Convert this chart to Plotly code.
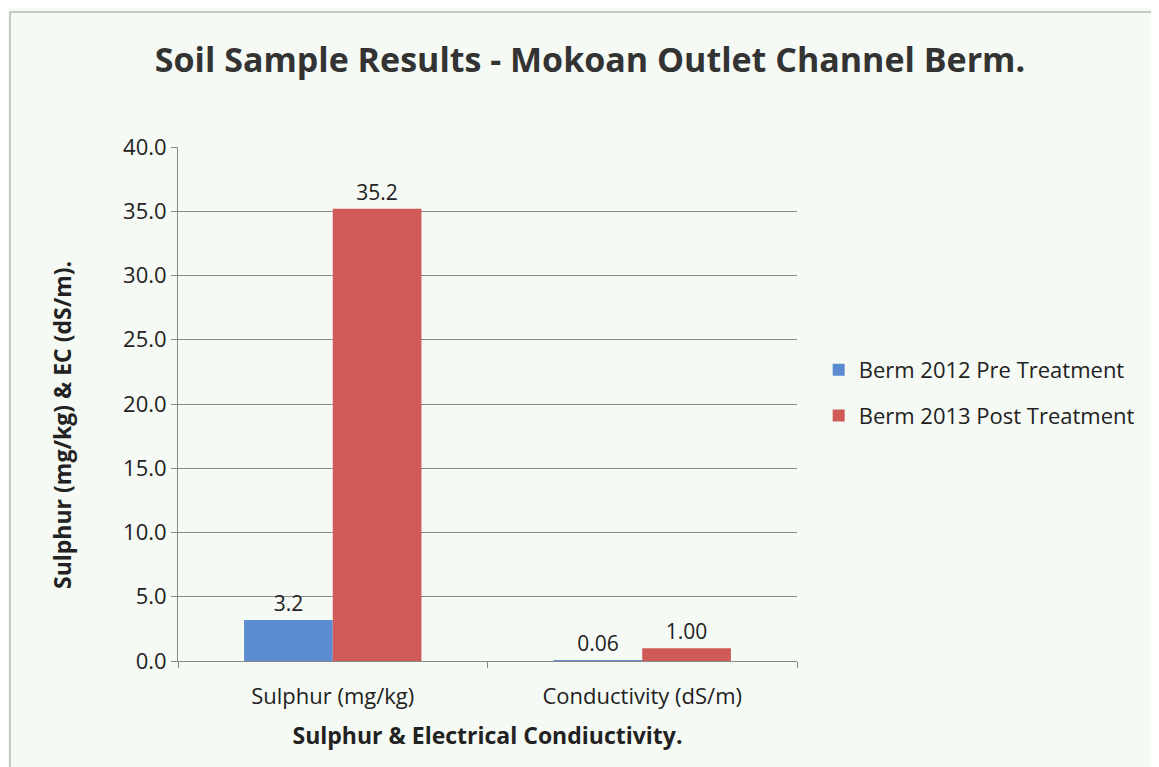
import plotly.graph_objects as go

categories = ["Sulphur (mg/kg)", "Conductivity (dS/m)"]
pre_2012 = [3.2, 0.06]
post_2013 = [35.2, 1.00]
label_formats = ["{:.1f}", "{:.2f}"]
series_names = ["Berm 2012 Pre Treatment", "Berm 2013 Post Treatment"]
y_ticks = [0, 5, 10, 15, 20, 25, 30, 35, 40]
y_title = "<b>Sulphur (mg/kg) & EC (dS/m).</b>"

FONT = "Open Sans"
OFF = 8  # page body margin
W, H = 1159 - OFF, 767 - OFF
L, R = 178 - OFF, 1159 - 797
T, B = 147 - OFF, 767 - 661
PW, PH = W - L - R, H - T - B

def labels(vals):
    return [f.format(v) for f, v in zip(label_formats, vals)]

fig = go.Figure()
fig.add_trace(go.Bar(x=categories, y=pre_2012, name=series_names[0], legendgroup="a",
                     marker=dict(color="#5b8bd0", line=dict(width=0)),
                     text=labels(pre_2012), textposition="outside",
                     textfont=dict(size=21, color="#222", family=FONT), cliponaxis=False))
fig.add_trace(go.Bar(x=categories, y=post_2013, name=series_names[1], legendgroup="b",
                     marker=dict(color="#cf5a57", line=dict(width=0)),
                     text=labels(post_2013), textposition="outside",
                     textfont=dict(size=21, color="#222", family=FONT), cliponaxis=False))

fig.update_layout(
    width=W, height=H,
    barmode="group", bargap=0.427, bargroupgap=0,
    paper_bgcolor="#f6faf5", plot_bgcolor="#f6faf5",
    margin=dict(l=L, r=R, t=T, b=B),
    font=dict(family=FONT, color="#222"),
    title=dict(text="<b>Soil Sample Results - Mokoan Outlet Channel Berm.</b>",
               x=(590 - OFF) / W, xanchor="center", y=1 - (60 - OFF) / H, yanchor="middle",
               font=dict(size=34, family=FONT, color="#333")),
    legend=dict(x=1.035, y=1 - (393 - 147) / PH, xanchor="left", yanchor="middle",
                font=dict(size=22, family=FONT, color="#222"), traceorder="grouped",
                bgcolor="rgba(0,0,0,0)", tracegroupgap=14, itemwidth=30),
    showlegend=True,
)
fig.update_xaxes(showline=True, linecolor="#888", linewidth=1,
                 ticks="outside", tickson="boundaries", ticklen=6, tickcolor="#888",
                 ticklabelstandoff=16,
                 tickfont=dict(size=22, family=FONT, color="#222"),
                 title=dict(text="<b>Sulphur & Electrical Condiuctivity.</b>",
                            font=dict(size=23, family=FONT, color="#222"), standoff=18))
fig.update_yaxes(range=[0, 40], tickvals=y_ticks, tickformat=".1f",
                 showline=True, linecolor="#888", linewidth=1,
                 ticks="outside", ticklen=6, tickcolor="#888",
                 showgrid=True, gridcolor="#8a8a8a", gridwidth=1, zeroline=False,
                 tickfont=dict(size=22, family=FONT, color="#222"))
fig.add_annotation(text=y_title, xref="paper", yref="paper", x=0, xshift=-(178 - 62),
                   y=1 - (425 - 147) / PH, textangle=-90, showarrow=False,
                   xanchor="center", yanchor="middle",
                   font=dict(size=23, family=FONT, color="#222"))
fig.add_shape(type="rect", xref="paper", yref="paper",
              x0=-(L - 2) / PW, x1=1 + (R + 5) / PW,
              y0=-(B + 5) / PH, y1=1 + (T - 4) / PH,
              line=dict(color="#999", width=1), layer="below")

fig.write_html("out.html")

* * * * *

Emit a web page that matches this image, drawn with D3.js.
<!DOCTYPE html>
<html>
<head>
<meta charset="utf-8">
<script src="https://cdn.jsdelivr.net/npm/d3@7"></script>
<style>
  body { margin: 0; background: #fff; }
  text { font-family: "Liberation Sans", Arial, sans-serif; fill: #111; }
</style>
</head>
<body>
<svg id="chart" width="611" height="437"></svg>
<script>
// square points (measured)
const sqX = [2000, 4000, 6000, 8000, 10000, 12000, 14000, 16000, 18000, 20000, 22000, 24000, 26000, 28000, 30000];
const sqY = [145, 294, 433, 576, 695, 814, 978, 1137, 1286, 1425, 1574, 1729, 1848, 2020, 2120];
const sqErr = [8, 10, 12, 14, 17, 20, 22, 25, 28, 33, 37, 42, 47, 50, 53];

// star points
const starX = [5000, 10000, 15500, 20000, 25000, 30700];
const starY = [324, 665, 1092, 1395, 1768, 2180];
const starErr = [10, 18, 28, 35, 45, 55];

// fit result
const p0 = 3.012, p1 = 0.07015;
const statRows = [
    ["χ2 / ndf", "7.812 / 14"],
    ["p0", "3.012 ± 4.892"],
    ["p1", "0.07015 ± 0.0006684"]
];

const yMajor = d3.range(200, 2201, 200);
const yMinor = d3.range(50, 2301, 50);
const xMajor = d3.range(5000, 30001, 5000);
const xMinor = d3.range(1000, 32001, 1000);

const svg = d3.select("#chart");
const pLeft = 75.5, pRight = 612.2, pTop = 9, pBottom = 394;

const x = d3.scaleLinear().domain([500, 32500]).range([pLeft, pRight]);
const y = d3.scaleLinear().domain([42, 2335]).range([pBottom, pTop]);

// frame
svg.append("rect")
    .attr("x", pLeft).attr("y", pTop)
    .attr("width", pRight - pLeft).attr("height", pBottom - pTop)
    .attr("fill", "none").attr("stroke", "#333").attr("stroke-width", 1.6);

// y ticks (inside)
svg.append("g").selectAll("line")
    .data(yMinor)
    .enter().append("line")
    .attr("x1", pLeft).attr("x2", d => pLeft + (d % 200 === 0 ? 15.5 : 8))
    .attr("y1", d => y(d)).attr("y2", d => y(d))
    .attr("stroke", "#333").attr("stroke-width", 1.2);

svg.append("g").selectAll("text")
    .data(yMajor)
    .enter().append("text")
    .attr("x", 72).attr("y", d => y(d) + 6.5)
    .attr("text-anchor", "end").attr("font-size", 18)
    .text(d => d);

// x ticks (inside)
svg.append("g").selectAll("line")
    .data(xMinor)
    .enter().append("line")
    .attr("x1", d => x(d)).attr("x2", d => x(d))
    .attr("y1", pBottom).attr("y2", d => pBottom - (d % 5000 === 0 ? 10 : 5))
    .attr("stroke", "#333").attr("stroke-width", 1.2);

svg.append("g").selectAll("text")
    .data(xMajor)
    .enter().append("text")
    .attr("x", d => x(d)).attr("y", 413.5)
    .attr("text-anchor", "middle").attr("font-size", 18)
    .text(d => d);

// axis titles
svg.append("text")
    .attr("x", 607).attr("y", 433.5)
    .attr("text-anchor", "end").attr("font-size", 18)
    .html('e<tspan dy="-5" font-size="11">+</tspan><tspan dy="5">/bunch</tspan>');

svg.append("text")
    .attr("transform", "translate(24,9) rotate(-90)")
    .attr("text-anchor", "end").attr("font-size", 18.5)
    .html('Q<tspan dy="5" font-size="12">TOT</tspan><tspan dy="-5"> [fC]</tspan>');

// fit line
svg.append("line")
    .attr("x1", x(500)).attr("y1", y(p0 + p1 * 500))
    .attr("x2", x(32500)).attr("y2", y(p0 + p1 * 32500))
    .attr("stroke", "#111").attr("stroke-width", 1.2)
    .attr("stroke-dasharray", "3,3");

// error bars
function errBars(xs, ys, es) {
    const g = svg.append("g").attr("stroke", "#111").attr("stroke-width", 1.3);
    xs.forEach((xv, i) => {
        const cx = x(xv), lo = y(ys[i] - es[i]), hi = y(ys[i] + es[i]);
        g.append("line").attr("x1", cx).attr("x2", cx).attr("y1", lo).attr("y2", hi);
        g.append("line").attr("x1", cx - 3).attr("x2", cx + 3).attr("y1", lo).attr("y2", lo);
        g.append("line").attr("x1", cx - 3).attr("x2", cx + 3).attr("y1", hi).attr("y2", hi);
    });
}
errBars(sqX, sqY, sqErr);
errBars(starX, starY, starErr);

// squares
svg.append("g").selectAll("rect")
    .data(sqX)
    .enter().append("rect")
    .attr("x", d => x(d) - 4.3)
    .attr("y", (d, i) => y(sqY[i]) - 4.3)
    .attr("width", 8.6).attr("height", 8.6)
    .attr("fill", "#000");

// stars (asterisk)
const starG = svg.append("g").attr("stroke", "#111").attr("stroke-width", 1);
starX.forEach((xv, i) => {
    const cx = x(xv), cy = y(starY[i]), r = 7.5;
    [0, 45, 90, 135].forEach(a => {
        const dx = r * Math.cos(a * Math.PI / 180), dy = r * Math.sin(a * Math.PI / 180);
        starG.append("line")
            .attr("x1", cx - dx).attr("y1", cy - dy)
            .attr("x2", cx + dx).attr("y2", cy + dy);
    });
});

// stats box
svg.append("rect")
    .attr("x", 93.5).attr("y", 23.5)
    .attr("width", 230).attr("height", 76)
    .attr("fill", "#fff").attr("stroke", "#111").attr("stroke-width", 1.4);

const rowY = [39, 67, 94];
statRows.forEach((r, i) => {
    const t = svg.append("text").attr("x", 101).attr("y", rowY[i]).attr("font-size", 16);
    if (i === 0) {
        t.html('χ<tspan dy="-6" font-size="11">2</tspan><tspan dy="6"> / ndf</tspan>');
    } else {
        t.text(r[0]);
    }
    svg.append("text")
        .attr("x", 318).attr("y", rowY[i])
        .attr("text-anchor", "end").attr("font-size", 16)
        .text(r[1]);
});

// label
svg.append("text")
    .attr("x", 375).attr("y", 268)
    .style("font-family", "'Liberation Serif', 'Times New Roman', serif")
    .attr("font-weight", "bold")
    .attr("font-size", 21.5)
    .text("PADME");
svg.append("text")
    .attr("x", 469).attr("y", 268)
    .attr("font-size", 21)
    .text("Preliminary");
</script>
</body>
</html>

* * * * *

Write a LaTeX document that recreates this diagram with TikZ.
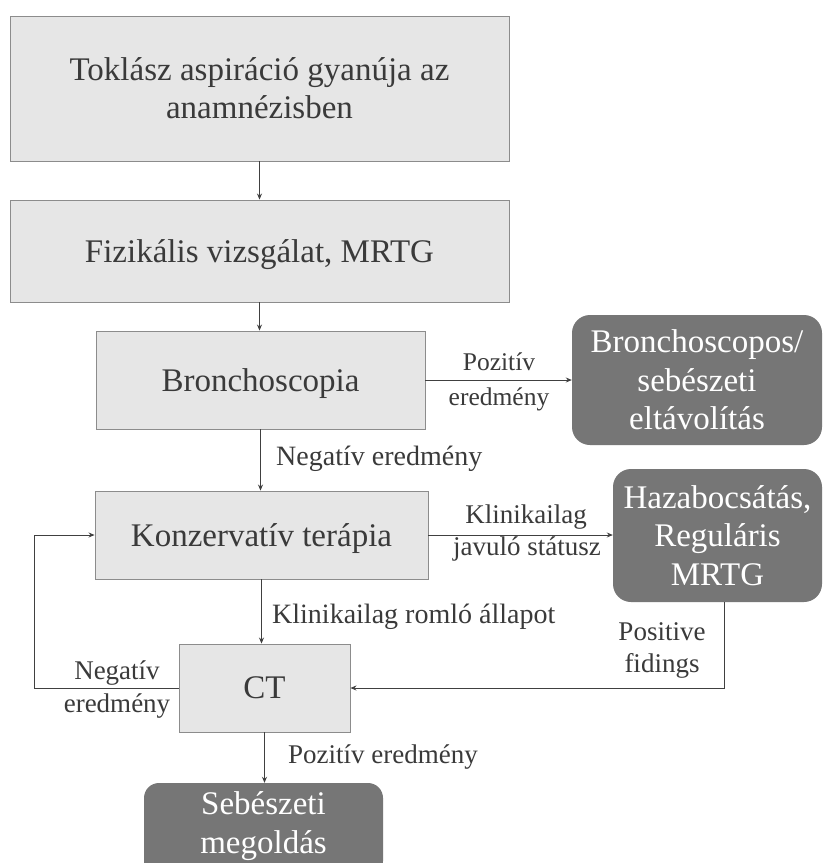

* * * * *

■ WHAT NEEDS TO BE DONE: Give back, unchanged, each line from the one containing "Convert this chart to Plotly code." through the one containing "return [f.format(v) for". Pictures are to be left out.

■ COMPLETE OUTPUT:
Convert this chart to Plotly code.
import plotly.graph_objects as go

categories = ["Sulphur (mg/kg)", "Conductivity (dS/m)"]
pre_2012 = [3.2, 0.06]
post_2013 = [35.2, 1.00]
label_formats = ["{:.1f}", "{:.2f}"]
series_names = ["Berm 2012 Pre Treatment", "Berm 2013 Post Treatment"]
y_ticks = [0, 5, 10, 15, 20, 25, 30, 35, 40]
y_title = "<b>Sulphur (mg/kg) & EC (dS/m).</b>"

FONT = "Open Sans"
OFF = 8  # page body margin
W, H = 1159 - OFF, 767 - OFF
L, R = 178 - OFF, 1159 - 797
T, B = 147 - OFF, 767 - 661
PW, PH = W - L - R, H - T - B

def labels(vals):
    return [f.format(v) for f, v in zip(label_formats, vals)]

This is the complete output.